The next step would be to show by a series arguments and operations to the right hand side, that

$$\frac{V(R|q-1<R\le n)}{V(R)} \le \frac{n-\frac{np(1-F(q-2,n-1,p))}{(1-F(q-1,n,p))}}{n-np} = \frac{N-ER^*}{N-ER}$$

Update on the Normal Approximation

Matt F's post using the normal approximation inspired me to continue, but I'm not sure that path reaches the ultimate goal of proving the inequality under all conditions.

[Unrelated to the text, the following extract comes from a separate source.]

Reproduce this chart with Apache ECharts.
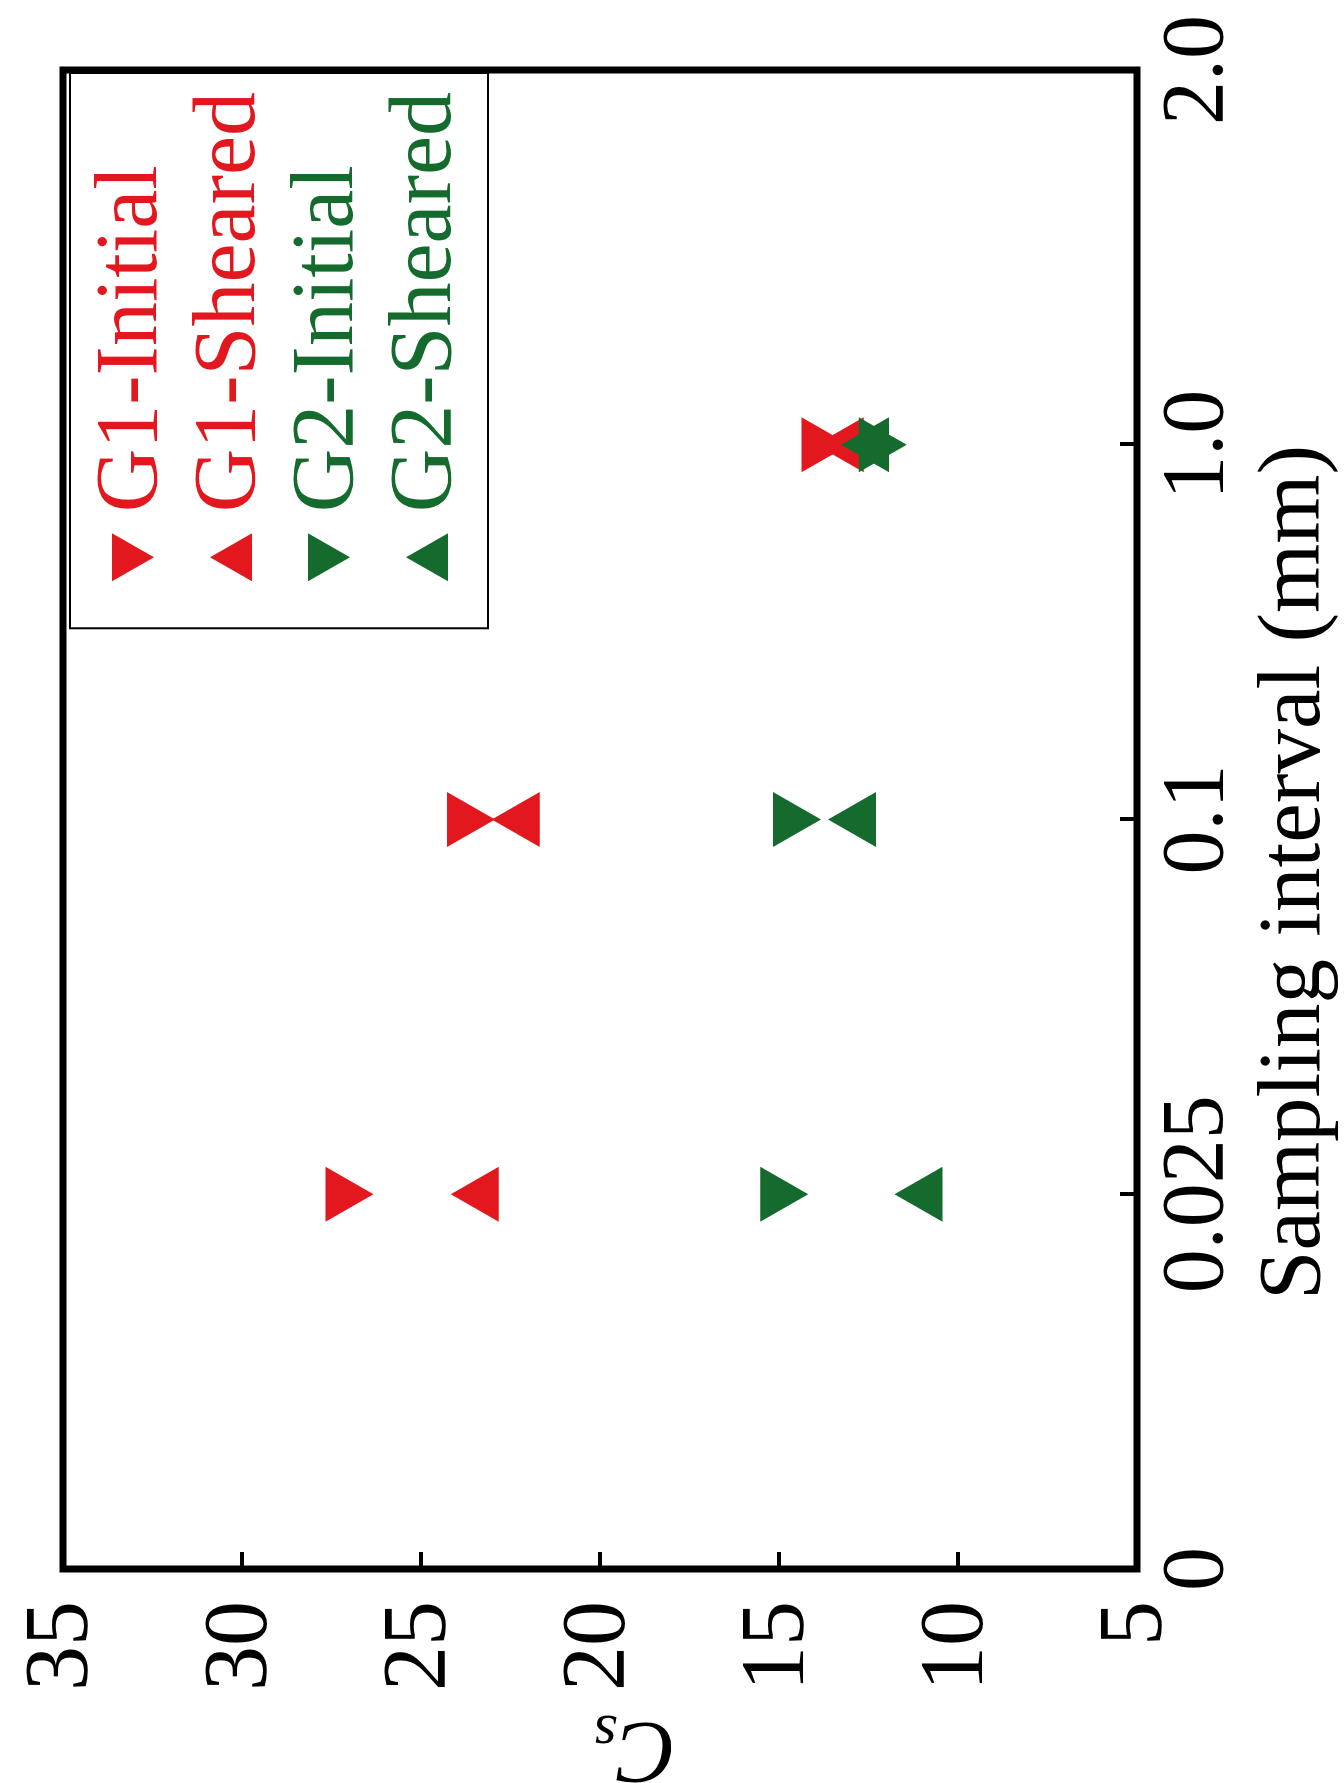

See Wikipedia's Truncated Normal Distribution page for these facts

Let $\alpha = (a-\mu)/\sigma$ and $\beta = (b-\mu)/\sigma$ and $\phi$ is the standard normal PDF and $\Phi$ is the normal CDF.

$$E(X|a<X<b) = \mu - \sigma \frac{\phi(\beta)-\phi(\alpha)}{\Phi(\beta)-\Phi(\alpha)}$$

$$V(X|a<X<b) = \sigma^2 \left[ 1-\frac{\beta \phi(\beta)-\alpha \phi(\alpha)}{\Phi(\beta)-\Phi(\alpha)} - \left(\frac{\phi(\beta)- \phi(\alpha)}{\Phi(\beta)-\Phi(\alpha)}\right)^2\right]$$

Now, substituting in for this specific situation: with $W = 1 - \Phi(\alpha)$ and $\alpha = (q-np)/\sqrt{np(1-p)}$

$$\frac{V(R|q<R\le n)}{V(R)} = \frac{\sigma^2 \left[1 + \frac{\alpha \phi(\alpha)}{W} - \frac{\phi(\alpha)^2}{W^2}\right]}{\sigma^2} \le \frac{n-ER^*}{n-ER} = \frac{n-\left( np + \frac{\sqrt{np(1-p)} \phi(\alpha)}{W} \right)}{n - np}$$

$$ 1+\frac{(q-np)\phi(\alpha)}{W \sqrt{np(1-p)}} - \frac{\phi(\alpha)^2}{W^2} \le 1 - \frac{\phi(\alpha)\sqrt{np(1-p)}}{(n-np)W} $$

cancelling terms

$$\frac{q-np}{\sqrt{n(1-p)}} - \frac{\sqrt{p}\phi(\alpha)}{W} \le -\frac{p}{\sqrt{n(1-p)}}$$

To guarantee the inequality of interest:

$$q \le (n-1)p + \frac{\sqrt{np(1-p)}\ \ \phi\left( \frac{(q-np)}{\sqrt{np(1-p)}}\right) }{1-\Phi\left( \frac{(q-np)}{\sqrt{np(1-p)}} \right)}$$

Answer 2

The conjecture is true for all sufficiently large $N$, namely when $N$ is large enough to use a normal approximation to the binomial, and $$N > \frac{\pi p}{2(1-p)}\left(\sqrt{\pi}q - \frac{\exp(-q^2)}{\text{erfc}(q)}\right)^{\!-2}$$ where

• $q=(Q-Np)/\sqrt{2Np(1-p)}$, which is $1/\sqrt{2}$ times $Q$'s standard deviations above the mean, and
• $\text{erfc}$ is the complementary error function.

The normal distribution to the binomial has mean $Np$ and variance $Np(1-p)$. Denoting its pdf by $f$, we can approximate \begin{align} ER^*&\simeq\frac{M_1}{M_0}\\ Var(R^*)&\simeq\frac{M_2}{M_0}-ER^{*2} \end{align} using the partial moments \begin{align} M_0=\int_Q^\infty f(x)dx = & \frac12\text{erfc}(q)\\ M_1=\int_Q^\infty xf(x)dx = & \frac{Np}{2}\text{erfc}(q) + \sqrt{\frac{Np(1-p)}{2\pi}}\exp(-q^2)\\ M_2=\int_Q^\infty x^2f(x)dx = & \frac{Np}{2}\text{erfc}(q)(1-p+Np)\\ & +\frac{Np\exp(-q^2)}{\sqrt{\pi}}(q-pq+\sqrt{2Np(1-p)}) \end{align} Under these approximations, the inequality in the question is equivalent to the first inequality above.

The function $\left(\sqrt{\pi}q - \frac{\exp(-q^2)}{\text{erfc}(q)}\right)^{\!-2}$ has the following graph:

which is asymptotic to $(4q^2+8)/\pi$ at $+\infty$.